21 Nov 2013
Chapman Hill Bike Park Project grant request denied for a second time
A grant request submitted by the City of Durango to Great Outdoors Colorado (GOCO) for assisting the funding of a bike park at Chapman Hill failed to make the list of those projects recommended for a second time at GOCO’s local government meeting on Monday.

A grant request to fund the creation of Durango’s first City-sanctioned freeride and dirt jump trails was denied by GOCO for a second time on Monday.
“Unfortunately while a great project, the Chapman Hill Bike Park project was not recommended,” said Jake Houston, the Local Government and Planning Programs Coordinator for GOCO. “I am happy to work with the City going forward to provide any assistance that I can.”
Among the ten projects recommended for funding were an extreme hiking trail enhancement project in Colorado Springs, a skate park in Morgan County, and a board replacement project at an ice rink in the town of Kremmling, among various others around the state.
Great Outdoors Colorado is an entity that awards state lottery proceeds for park improvements and the acquisition of natural lands.
The City of Durango had submitted a grant request for around $270,000 dollars twice over the past year for a bike park at Chapman Hill that would have included a terrain park, “flow” trails for riders of various skill levels, a pump track, a freestyle training center, and a big-ass jump.

An uplift at the proposed Chapman Hill Bike Park Project was not part of the preliminary plans. There was, however, a plan for a commuter trail for bikers to push their rigs up for each run.
Monday’s grant denial leaves a gaping power vacuum for the future of freeride trail construction funding and whether its void will be filled for the funding of them on City lands, given that an undocumented amount has been spent on freeride trails during the organization’s existence, with the City having picked up the tab for most of the implementation costs for the progressive freeride Snakecharmer Trail, aka “The Scratch,” in Horse Gulch.
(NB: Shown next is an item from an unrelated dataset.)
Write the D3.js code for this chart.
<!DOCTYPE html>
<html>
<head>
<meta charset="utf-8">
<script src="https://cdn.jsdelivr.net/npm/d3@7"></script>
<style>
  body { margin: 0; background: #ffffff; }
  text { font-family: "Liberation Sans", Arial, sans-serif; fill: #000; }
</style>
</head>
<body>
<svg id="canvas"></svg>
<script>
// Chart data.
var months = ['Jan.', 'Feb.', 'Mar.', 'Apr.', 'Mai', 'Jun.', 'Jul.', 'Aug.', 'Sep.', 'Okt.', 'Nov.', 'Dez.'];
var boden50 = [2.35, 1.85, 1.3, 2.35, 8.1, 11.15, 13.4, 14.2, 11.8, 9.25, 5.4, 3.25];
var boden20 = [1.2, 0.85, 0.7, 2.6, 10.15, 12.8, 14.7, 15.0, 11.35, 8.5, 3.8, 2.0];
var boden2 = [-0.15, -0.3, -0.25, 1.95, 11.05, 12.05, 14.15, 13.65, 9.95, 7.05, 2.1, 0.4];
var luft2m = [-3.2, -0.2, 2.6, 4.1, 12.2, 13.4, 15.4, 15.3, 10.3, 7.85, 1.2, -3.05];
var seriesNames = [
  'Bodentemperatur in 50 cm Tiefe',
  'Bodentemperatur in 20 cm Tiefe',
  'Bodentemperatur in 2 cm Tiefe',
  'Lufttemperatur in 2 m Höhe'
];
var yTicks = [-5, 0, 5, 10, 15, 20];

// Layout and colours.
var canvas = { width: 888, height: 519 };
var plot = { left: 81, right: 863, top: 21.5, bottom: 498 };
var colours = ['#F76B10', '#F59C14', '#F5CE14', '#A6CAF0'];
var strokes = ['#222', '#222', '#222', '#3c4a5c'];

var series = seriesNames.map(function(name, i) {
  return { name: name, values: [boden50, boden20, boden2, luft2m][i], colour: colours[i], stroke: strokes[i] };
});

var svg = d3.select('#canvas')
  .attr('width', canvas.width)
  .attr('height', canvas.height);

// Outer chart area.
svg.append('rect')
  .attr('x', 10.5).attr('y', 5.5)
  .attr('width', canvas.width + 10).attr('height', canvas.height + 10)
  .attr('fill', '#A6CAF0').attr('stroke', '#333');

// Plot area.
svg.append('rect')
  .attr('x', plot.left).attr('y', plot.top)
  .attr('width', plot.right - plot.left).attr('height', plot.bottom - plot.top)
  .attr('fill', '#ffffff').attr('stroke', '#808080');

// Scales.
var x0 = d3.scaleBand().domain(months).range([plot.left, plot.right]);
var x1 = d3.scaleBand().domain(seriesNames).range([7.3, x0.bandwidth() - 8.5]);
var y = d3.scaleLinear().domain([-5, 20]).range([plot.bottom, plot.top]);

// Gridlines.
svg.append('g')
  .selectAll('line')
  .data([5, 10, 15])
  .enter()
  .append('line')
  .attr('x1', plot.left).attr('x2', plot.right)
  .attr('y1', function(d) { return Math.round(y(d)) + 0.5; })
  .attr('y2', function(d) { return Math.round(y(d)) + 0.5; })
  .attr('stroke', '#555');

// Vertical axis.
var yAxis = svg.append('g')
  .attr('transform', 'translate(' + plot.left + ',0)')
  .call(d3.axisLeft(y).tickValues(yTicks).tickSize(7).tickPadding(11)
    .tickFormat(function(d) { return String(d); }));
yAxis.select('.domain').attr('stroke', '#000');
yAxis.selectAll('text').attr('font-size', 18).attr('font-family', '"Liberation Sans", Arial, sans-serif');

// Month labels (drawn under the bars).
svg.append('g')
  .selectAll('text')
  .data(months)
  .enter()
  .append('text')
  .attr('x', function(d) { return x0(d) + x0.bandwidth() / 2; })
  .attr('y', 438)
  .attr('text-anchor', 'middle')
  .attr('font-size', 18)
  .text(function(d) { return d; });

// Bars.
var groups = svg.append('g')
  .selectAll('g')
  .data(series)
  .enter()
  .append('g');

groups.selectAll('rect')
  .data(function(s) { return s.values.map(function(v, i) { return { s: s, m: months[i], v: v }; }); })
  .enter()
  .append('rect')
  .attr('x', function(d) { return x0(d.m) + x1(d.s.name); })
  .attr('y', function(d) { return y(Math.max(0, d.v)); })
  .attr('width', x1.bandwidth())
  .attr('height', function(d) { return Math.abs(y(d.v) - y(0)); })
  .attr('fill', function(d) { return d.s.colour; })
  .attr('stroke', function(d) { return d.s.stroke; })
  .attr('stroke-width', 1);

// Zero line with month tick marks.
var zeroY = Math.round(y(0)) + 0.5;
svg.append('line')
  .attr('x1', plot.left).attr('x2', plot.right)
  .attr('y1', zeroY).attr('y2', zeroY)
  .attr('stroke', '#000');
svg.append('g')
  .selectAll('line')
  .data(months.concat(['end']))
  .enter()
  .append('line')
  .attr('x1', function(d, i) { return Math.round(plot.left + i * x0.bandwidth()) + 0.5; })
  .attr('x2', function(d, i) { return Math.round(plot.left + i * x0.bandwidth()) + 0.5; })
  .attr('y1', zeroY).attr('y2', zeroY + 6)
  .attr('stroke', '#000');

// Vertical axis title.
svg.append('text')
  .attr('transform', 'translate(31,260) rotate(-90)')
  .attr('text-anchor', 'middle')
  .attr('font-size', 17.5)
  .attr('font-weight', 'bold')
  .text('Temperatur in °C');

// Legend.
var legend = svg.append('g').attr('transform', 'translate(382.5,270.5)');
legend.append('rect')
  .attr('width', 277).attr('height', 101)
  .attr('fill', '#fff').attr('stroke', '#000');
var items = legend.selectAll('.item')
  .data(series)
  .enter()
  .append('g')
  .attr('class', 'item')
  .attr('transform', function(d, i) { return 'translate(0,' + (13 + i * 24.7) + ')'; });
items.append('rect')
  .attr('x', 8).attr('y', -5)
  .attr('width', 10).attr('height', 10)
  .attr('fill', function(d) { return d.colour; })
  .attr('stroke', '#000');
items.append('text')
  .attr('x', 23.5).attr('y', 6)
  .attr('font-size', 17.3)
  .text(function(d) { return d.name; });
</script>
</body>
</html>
Snakecharmer was originally planned and marketed as a freeride trail, but then changed to what Monroe Brown and her trail foreman Tyson Swasey call a ‘progressive’ trail after deciding that the word freeride was too vague or has negative connotations for various reasons. The trail, to this day, has features like rocky ledges with drops and berms that relate to freeride features, given their ability to let riders express themselves in the air aContactnd on technical, rocky, human-constructed and natural terrain.
Furthermore, freeriders continue to lack any substantial, sanctioned, freeride terrain and features to ride and play on, while a determined sect of locals and City staff continue to destroy existing features that have been built without permission on City land.
The construction of freeride features on city and federal lands continues and progresses every year, with many people benefiting with enjoyment and health benefits from using those features despite the continuing hatred expressed by a small faction of self-proclaimed environmentalists, those scared of fast-moving cyclists, a few City officials and some equestrians.
This blogger has a request in with Trails 2000’s Executive Director Mary Monroe Brown regarding how the organization plans on spending funds that they raised for the Chapman Hill Bike Park at their fundraiser in 2011. This post will be updated when and if she responds.
Chapman Hill Bike Park Project GOCO grant request, Spring 2013
Great Outdoors Colorado’s Fall, 2013 LPOR Recommended Projects
“… the word freeride has negative connotations for various reasons”
Please ask her to elaborate on that too. Would love to know those various reason, in specifics. Stereotypes don’t count.
Sad news on the grant front, sorry to hear about it. Hopefully they’ll keep applying for it?
Looks like ya got scratch, and it’ll be another half decade while the rest of the mtb world leaves those in charge of trails there in the 90’s. Sad.
But I have to say, Scratch is a job well done either way. Very fun. That and Raider’s Ridge in general are big standouts in the the trail line up there. The other major highlight trail I’ll leave nameless, but know that people from around the state and other states come there to ride it 😉
Jerry Hazard
November 21st, 2013 at 8:45 pmpermalink
While she has refused to go on the record with me over the past few years, she has also requested that her former Trail Foreman Tyson Swasey not go on the record with me, either–a gag order, in effect.
One thing that Swasey told me in Horse Gulch one day before the gag order was that the word freeride invokes images of people riding rogue down a hillside in places with no designated trail at all. That and the wording on the sign at the top of The Scratch requesting that people don’t skid, are indications that Trails 2000 sees freeride as having a negative connotation related to skidding and soil disturbances.
In the bigger scheme, I will say that tires on long-travel bikes have little more effect on most soils than a footprint from a hiker.
Raider’s Ridge is one of my favorites, as well, and I give Dusty Bender, Walker Thompson, Colin Shadell, Tyson Swasey and Mary Monroe Brown much respect for having contributed so much time and effort to the planning and implementation of The Scratch coming off of it.
As for the nameless on SJNF, that’ll be an example of a trail styled as a role model of success for the freeride trails and big hits of Durango’s future.